Maklum, seperti umumnya warga Gaza, mereka selalu mendambakan dan menginginkan agar anak pertama mereka adalah laki-laki. Hanya saja bagi Abdillah, apapun jenis kelamin buah hatinya nanti harus disambutnya dengan gembira, “Bagi kami semua yang diberikan oleh Allah Subhanahu Wata’ala pasti yang terbaik dan perlu kami Saya syukuri karena baik laki-laki maupun perempuan bagi kami adalah nikmat dan anugerah yang Allah Subhanahu Wata’ala berikan kepada kami.”
Di tengah-tengah kondisi Jalur Gaza yang semakin memprihatinkan akibat blockade bahan bakar minyak (BBM) oleh Zionis-Israel, bayi yang ditunggu-tungu itu akhirnya datang juga. Pada hari kamis 3 Mei 2012, jam 11:50 waktu Gaza, Rajaa Al-Hirthani melahirkan bayi mungil seberat 3,4 kg/70cm di Rumah Sakit As-Sayaifa dalam sebuah operasi.
“Karena sang bayi besar, mendekati 4 kg, tim medis memutuskan untuk melakukan operasi cesar, “ ujar Abdillah.
Kehaliran putrinya disambut gembira pihak keluarga.”Mabruk mabruk ya Abdillah, Alhamdulillah sudah selesai proses melahirkan dan anaknya mirip dengan ibunya, anaknya cantik Alhamdulillah, “ teriak mertuaku.
Belum hilang kegembiraan Abdillah, saat ia masuk ruang persalinan, terdengar kata-kata dari para perawat dan pengunjung.
“Hah ada orang Indonesia di sini, ada urusan apa?” begitu ucapnya.
“Kok bisa ya ia berbahasa Arab? “ ujar yang lain sembari tertawa.
Yang menarik, di saat Abdillah tengah menggendong buah hatinya yang baru lahir, beberapa orang bergegas mendekatinya sembari menengok ke arah bayinya, ”Subhanallah hasil peranakan Palestina dan Indonesia,” ujar mereka.
Dengan haru, Abdillah menyambut putrinya yang memiliki wajah khas, campuran Indonesia-Palestina. Bayi mungil cantik dengan wajah kemerah-merahan itu pun diberi nama Marwiyah Filindo.
“Kecantikannya asli khas wanita Jalur Gaza, Subhanallah betapa menganggumkan paduan yang Allah design ini, Allahu Akbar,” ujarnya.

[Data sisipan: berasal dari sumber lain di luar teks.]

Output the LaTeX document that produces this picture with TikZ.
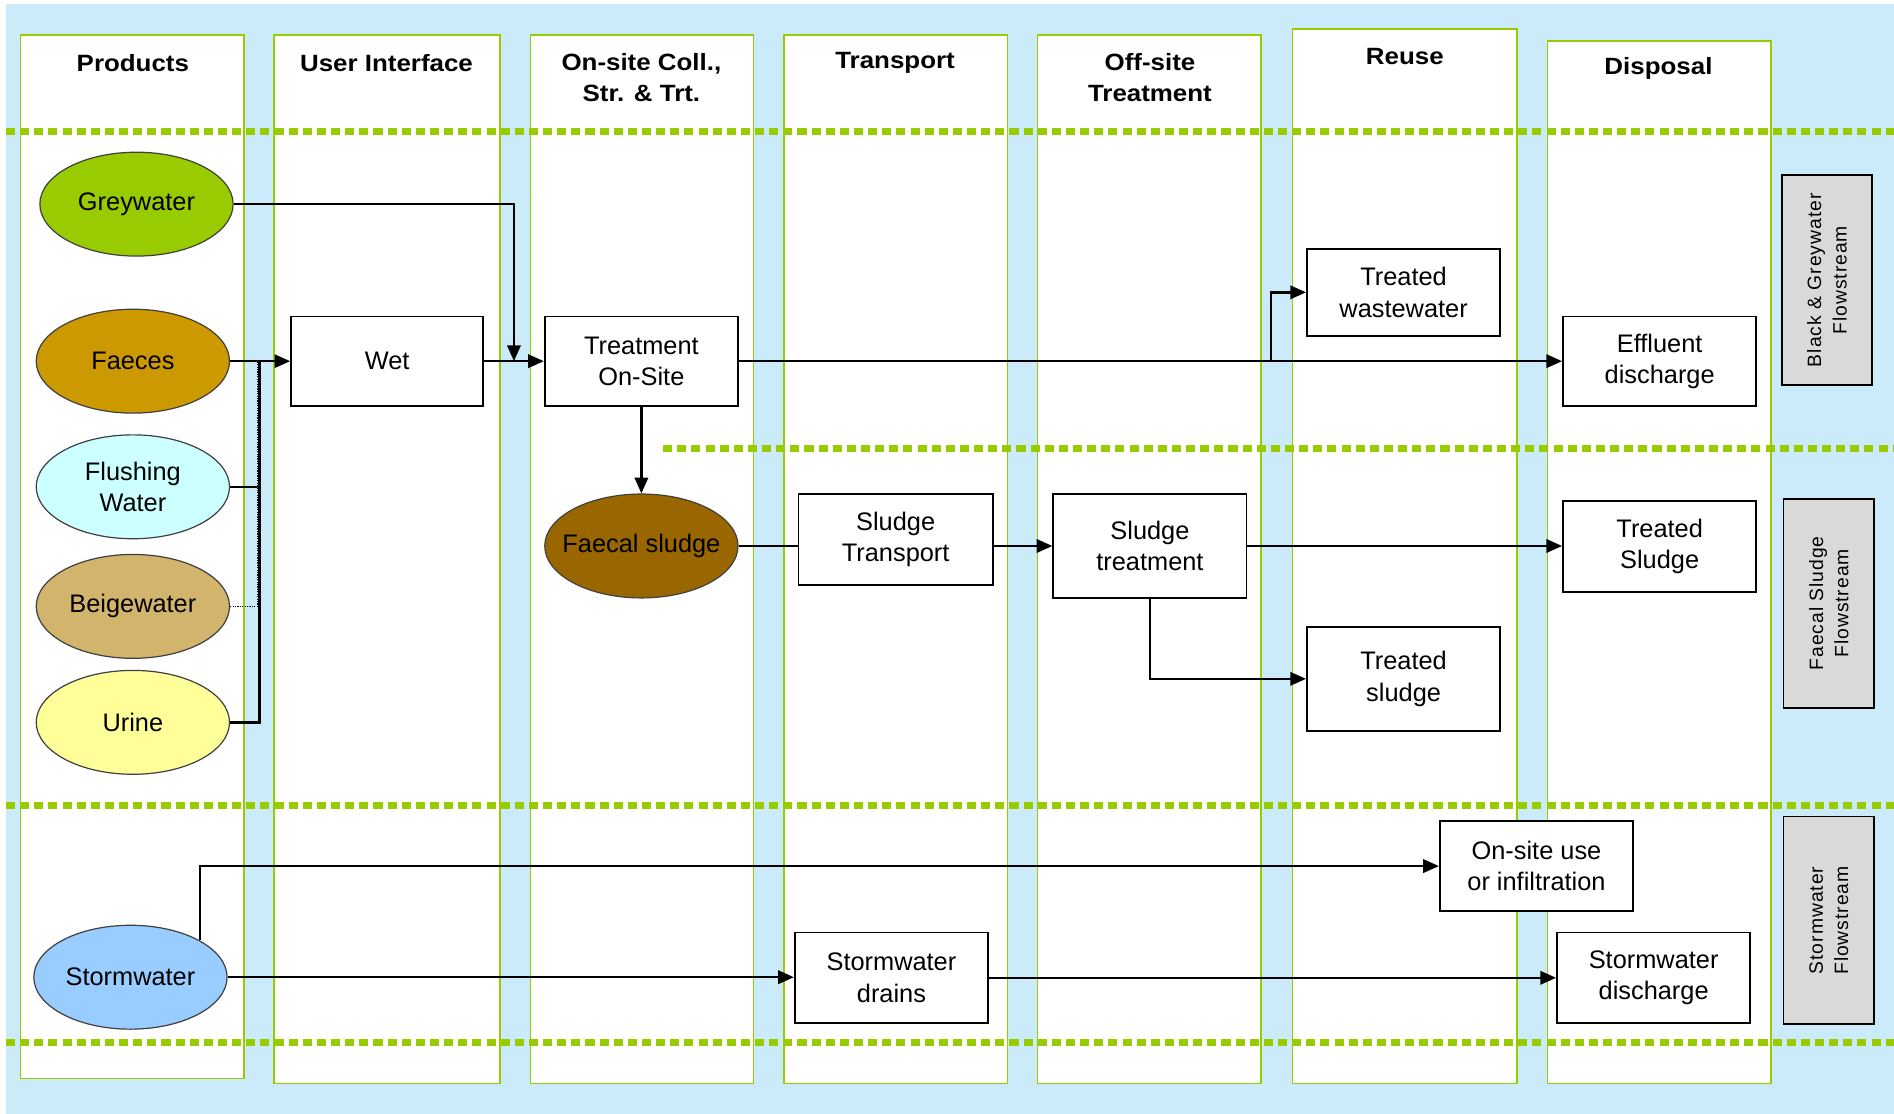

“Dengan kelahiran putri kami, mudah-mudahan semakin jelas hubungan antara Indonesia dan Palestina dan semakin akrab hubungan darah antara dua negara yaitu darah indonesia dengan darah Palestina.”
Tak lupa, ia mengucapkan terima kasih para para dokter kandungan RS. As-Sayaifa, tim relawan MER-C di seluruh Indonesia serta ibunya di Galela.
Sebagai rasa syukur, Abdillah dan istrinya akan melakukan aqiqah.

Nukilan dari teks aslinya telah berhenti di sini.